In view of such situation, an apparatus called "bulk eraser" is currently used for the initialization in commercial scale production. A bulk eraser is an apparatus which is capable of irradiating a high power gas laser or semiconductor laser beam without tight focusing so that multiple tracks can be crystallized at once. Use of such bulk eraser enables localized heating of the recording layer, and temperature elevation of the substrate is thus avoided to enable the use of a resin substrate of low heat resistance.
Initialization with a bulk eraser of a 12 cm optical recording disc, however, usually takes about several ten seconds to several minutes and the process of initialization has been the rate-determining step in the production of the optical recording disc.
In order to eliminate the step of initialization which had been necessary in the production of the phase change type recording medium, the inventors of the present invention proposed in the U.S. Pat. No. 5,627,012 formation of the In-Ag-Te-Sb-based recording layer in separate steps of sputtering Sb+In and sputtering Ag+Te; or alternatively, in separate steps of sputtering Sb, sputtering In, and sputtering Ag+Te. The recording layer formed by such step is at least partially crystallized. The recording layer formed by such process exhibits change in reflectance as in the case of initialization by bulk eraser as described above after full diffusion and mixing of the elements in the layer by repeated recording.
The U.S. Pat. No. 5,627,012, supra, however, is silent about the method of reducing the initialization energy for the phase change-type (Ge,Sb)-Te-based recording layer. In addition, in the optical recording medium described in the U.S. Pat. No. 5,627,012, the erasability is unstable during the first several overwriting operations immediately after the formation of the recording layer as in the case of conventional recording medium of phase change type. More specifically, reflectance of the region crystallized during the formation of the recording layer is different from the reflectance of the region crystallized in the overwriting, and the reflectance are not stabilized until whole recording layer are overwritten. In the mark edge recording used in rewritable digital video discs (DVD-RAM) and the like, such variation in the reflectance may be erroneously recognized as mark edge.

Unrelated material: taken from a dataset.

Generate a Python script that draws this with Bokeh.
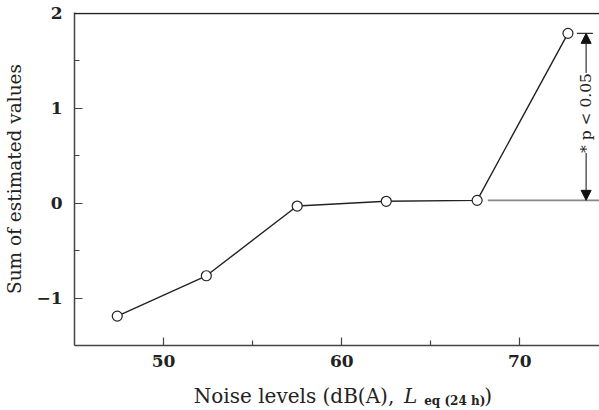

JP-A 106647/96 discloses a phase change type recording medium having disposed thereon a recording layer of an AgInSbTe-based artificial superlattice film wherein AgSbTe.sub.2 film and In-Sb film are disposed one on another, or AgSbTe.sub.2 film, In film and Sb film are disposed one on another. One merit of JP-A 106647/96 is reduction in initialization energy of the whole recording layer owing to the use of the crystallized AgSbTe.sub.2 film.
The JP-A 106647/96, however, is silent about the method of reducing the initialization energy in the phase change-type (Ge,Sb)-Te-based recording layer.